Can’t find certain Japanese ingredients? See my substitution guide here.
Instructions
- Add 3 tbsp turbinado sugar and 1 tsp dark brown sugar to a small saucepan and heat on medium.

- Once it starts to melt, add 5 tbsp sake and 5 tbsp mirin. Stir occasionally while it comes to a gentle boil.

- Let it bubble for 1-2 minutes and then turn the heat down to low, then add 5 tbsp Japanese soy sauce (koikuchi shoyu) and simmer for 10 minutes or until thickened.

- Once thickened to a thin syrup-like consistency, remove from the heat and scoop out any excess foam. Leave to cool to finish thickening.

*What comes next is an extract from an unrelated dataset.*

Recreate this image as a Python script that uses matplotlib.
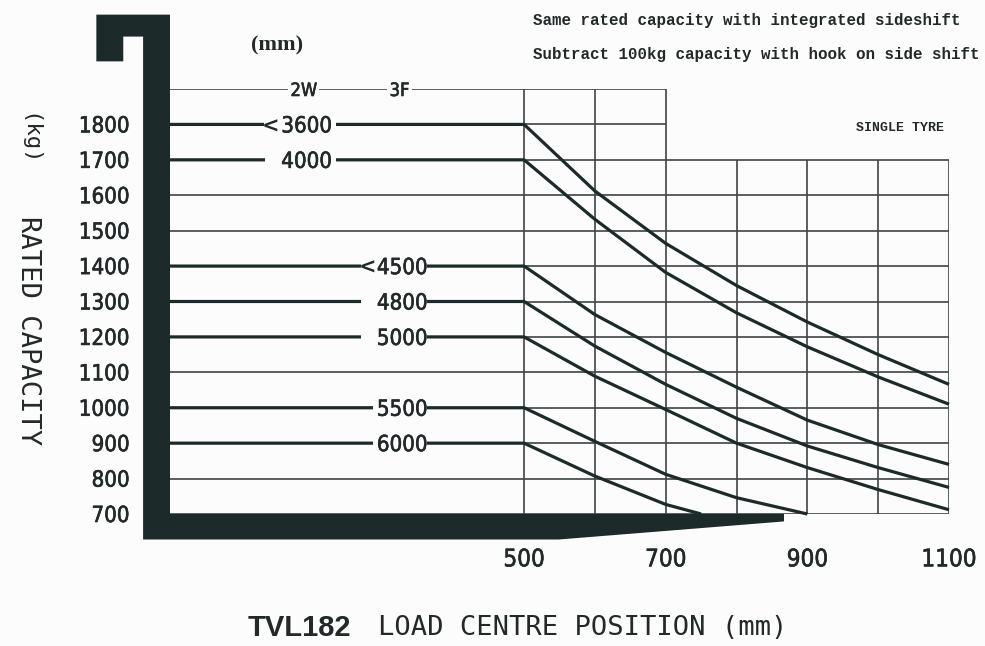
import numpy as np
import matplotlib
matplotlib.use('Agg')
import matplotlib.pyplot as plt
import matplotlib.patheffects as pe
from matplotlib.patches import Polygon, Rectangle
from matplotlib import font_manager as fm
from matplotlib.font_manager import FontProperties

# ---- data ----
load_centre = [0, 500, 600, 700, 800, 900, 1000, 1100]
cap_3600 = [1800, 1800, 1612, 1464, 1345, 1242, 1150, 1066]
cap_4000 = [1700, 1700, 1532, 1382, 1268, 1172, 1087, 1010]
cap_4500 = [1400, 1400, 1263, 1156, 1058, 965, 896, 840]
cap_4800 = [1300, 1300, 1174, 1066, 970, 892, 831, 775]
cap_5000 = [1200, 1200, 1089, 995, 900, 831, 769, 712]
lc_5500 = [0, 500, 600, 700, 800, 900]
cap_5500 = [1000, 1000, 905, 812, 746, 700]
lc_6000 = [0, 500, 600, 700, 750]
cap_6000 = [900, 900, 807, 727, 700]

mast_heights = ['3600', '4000', '4500', '4800', '5000', '5500', '6000']
mast_type = ['2W', '2W', '3F', '3F', '3F', '3F', '3F']
curves = [(load_centre, cap_3600), (load_centre, cap_4000), (load_centre, cap_4500),
          (load_centre, cap_4800), (load_centre, cap_5000), (lc_5500, cap_5500),
          (lc_6000, cap_6000)]

y_ticks = [700, 800, 900, 1000, 1100, 1200, 1300, 1400, 1500, 1600, 1700, 1800]
x_ticks = [500, 700, 900, 1100]

# grid structure (level, from, to)
grid_rows = [(1900, 0, 700), (1800, 500, 700), (1700, 500, 1100), (1600, 0, 1100),
             (1500, 0, 1100), (1400, 500, 1100), (1300, 500, 1100), (1200, 500, 1100),
             (1100, 0, 1100), (1000, 500, 1100), (900, 500, 1100), (800, 0, 1100),
             (700, 0, 1100)]
grid_cols = [(500, 1900), (600, 1900), (700, 1900), (800, 1700), (900, 1700),
             (1000, 1700), (1100, 1700)]

# ---- style ----
BG = '#fcfcfd'
DARK = '#1d2a2a'
GRID = '#404444'
TXT = '#232929'
MONO = ['DejaVu Sans Mono']
HEAVY = [pe.withStroke(linewidth=0.45, foreground=TXT)]


def pick_narrow():
    """condensed face for the digits, with a size that gives ~46px for '1800'"""
    fonts = fm.fontManager.ttflist
    for f in fonts:
        if f.name == 'Liberation Sans Narrow' and f.style == 'normal' and f.weight in (400, 'normal'):
            return f.fname, 18.5
    for f in fonts:
        cond = 'Condensed' in f.name or 'condensed' in str(f.stretch)
        if f.name.startswith('DejaVu Sans') and cond and 'Mono' not in f.name \
                and f.style == 'normal' and f.weight in (400, 'normal'):
            return f.fname, 15.5
    return None, 16


narrow_file, narrow_size = pick_narrow()


def narrow(size_scale=1.0):
    if narrow_file:
        fp = FontProperties(fname=narrow_file)
    else:
        fp = FontProperties(family=['Liberation Sans', 'DejaVu Sans'])
    fp.set_size(narrow_size * size_scale)
    return fp


# label layout (x in mm): digits centre, gap start, gap end, chevron
label_x = {'2W': 193, '3F': 328}
gap_start = [133, 134, 270, 270, 270, 287, 287]
gap_end = [234, 234, 363, 363, 363, 363, 363]
chevron = [True, False, True, False, False, False, False]

fig = plt.figure(figsize=(9.85, 6.46), dpi=100, facecolor=BG)
ax = fig.add_axes([170 / 985, 132 / 646, 779 / 985, 425 / 646])
ax.set_xlim(0, 1100)
ax.set_ylim(700, 1900)
ax.patch.set_alpha(0)
for s in ax.spines.values():
    s.set_visible(False)

# grid
for lvl, x0, x1 in grid_rows:
    ax.plot([x0, x1], [lvl, lvl], color=GRID, lw=1.2, zorder=2, solid_capstyle='butt')
for xc, top in grid_cols:
    ax.plot([xc, xc], [700, top], color=GRID, lw=1.2, zorder=2, solid_capstyle='butt')

# capacity curves
for xs, ys in curves:
    ax.plot(xs, ys, color=DARK, lw=2.3, zorder=3, solid_joinstyle='round',
            solid_capstyle='butt', clip_on=False)

# mast + fork silhouette
mast = Polygon([(-104, 2110), (0, 2110), (0, 700), (867, 700), (867, 679),
                (549, 628), (-38, 628), (-38, 2048), (-66, 2048), (-66, 1978),
                (-104, 1978)], closed=True, fc=DARK, ec='none', zorder=4, clip_on=False)
ax.add_patch(mast)

# mast height labels on the flat part of each curve
for i, (name, (xs, ys)) in enumerate(zip(mast_heights, curves)):
    lvl = ys[0]
    ax.add_patch(Rectangle((gap_start[i], lvl - 14), gap_end[i] - gap_start[i], 28,
                           fc=BG, ec='none', zorder=3.5))
    ax.text(label_x[mast_type[i]], lvl, name, fontproperties=narrow(1.03),
            color=TXT, ha='center', va='center_baseline', zorder=5, path_effects=HEAVY)
    if chevron[i]:
        ax.text(gap_start[i] + 9, lvl, '<', family=['DejaVu Sans'], fontweight='bold',
                fontsize=15, color=TXT, ha='center', va='center_baseline', zorder=5)

for name in ['2W', '3F']:
    ax.text(label_x[name] - 4, 1900, name, fontproperties=narrow(0.85), color=TXT,
            ha='center', va='center_baseline', zorder=5, path_effects=HEAVY,
            bbox=dict(boxstyle='square,pad=0.12', fc=BG, ec='none'))

# ticks
ax.set_yticks(y_ticks)
ax.set_yticklabels([str(v) for v in y_ticks], color=TXT)
for lbl in ax.get_yticklabels():
    lbl.set_fontproperties(narrow(1.03))
    lbl.set_path_effects(HEAVY)
ax.set_xticks(x_ticks)
ax.set_xticklabels([str(v) for v in x_ticks], color=TXT)
for lbl in ax.get_xticklabels():
    lbl.set_fontproperties(narrow(1.12))
    lbl.set_path_effects(HEAVY)
ax.tick_params(axis='y', length=0, pad=29)
ax.tick_params(axis='x', length=0, pad=24)

# texts around the chart
fig.text(277 / 985, 1 - 45 / 646, '(mm)', family=['Liberation Serif'], fontweight='bold',
         fontsize=16, color=TXT, ha='center', va='center')
fig.text(533 / 985, 1 - 20 / 646, 'Same rated capacity with integrated sideshift',
         family=['Liberation Mono'], fontweight='bold', fontsize=11.4, color=TXT,
         ha='left', va='center')
fig.text(533 / 985, 1 - 55 / 646, 'Subtract 100kg capacity with hook on side shift',
         family=['Liberation Mono'], fontweight='bold', fontsize=11.4, color=TXT,
         ha='left', va='center')
fig.text(900 / 985, 1 - 128 / 646, 'SINGLE TYRE', family=['Liberation Mono'],
         fontweight='bold', fontsize=9.5, color=TXT, ha='center', va='center')

fig.text(28 / 985, 1 - 331 / 646, 'RATED CAPACITY', family=MONO, fontsize=19.5,
         color=TXT, rotation=-90, ha='center', va='center')
fig.text(28 / 985, 1 - 140 / 646, '(kg)', family=MONO, fontsize=16,
         color=TXT, rotation=-90, ha='center', va='center')

fig.text(248 / 985, 1 - 628 / 646, 'TVL182', family=['Liberation Sans', 'DejaVu Sans'],
         fontweight='bold', fontsize=21, color=TXT, ha='left', va='center')
fig.text(378 / 985, 1 - 628 / 646, 'LOAD CENTRE POSITION (mm)', family=MONO,
         fontsize=19.5, color=TXT, ha='left', va='center')

fig.savefig('out.png', dpi=100, facecolor=BG)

- Enjoy with eel or brushed over rice!






Do you have a variation of this that does use eel heads and bones? I’ll go to great lengths to make the best eel sauce; sourcing whole eels isn’t out of the question
Hi Eric,
Great question! If you have eel heads and bones, grill them thoroughly (until the bones have no moisture left and the surface is slightly charred) and then add them to the sauce during step 2 with the sake and mirin. Then just follow the recipe as normal and pour the sauce through a strainer at the end to remove the bones.
Hope this answers your question, and hope you like the recipe.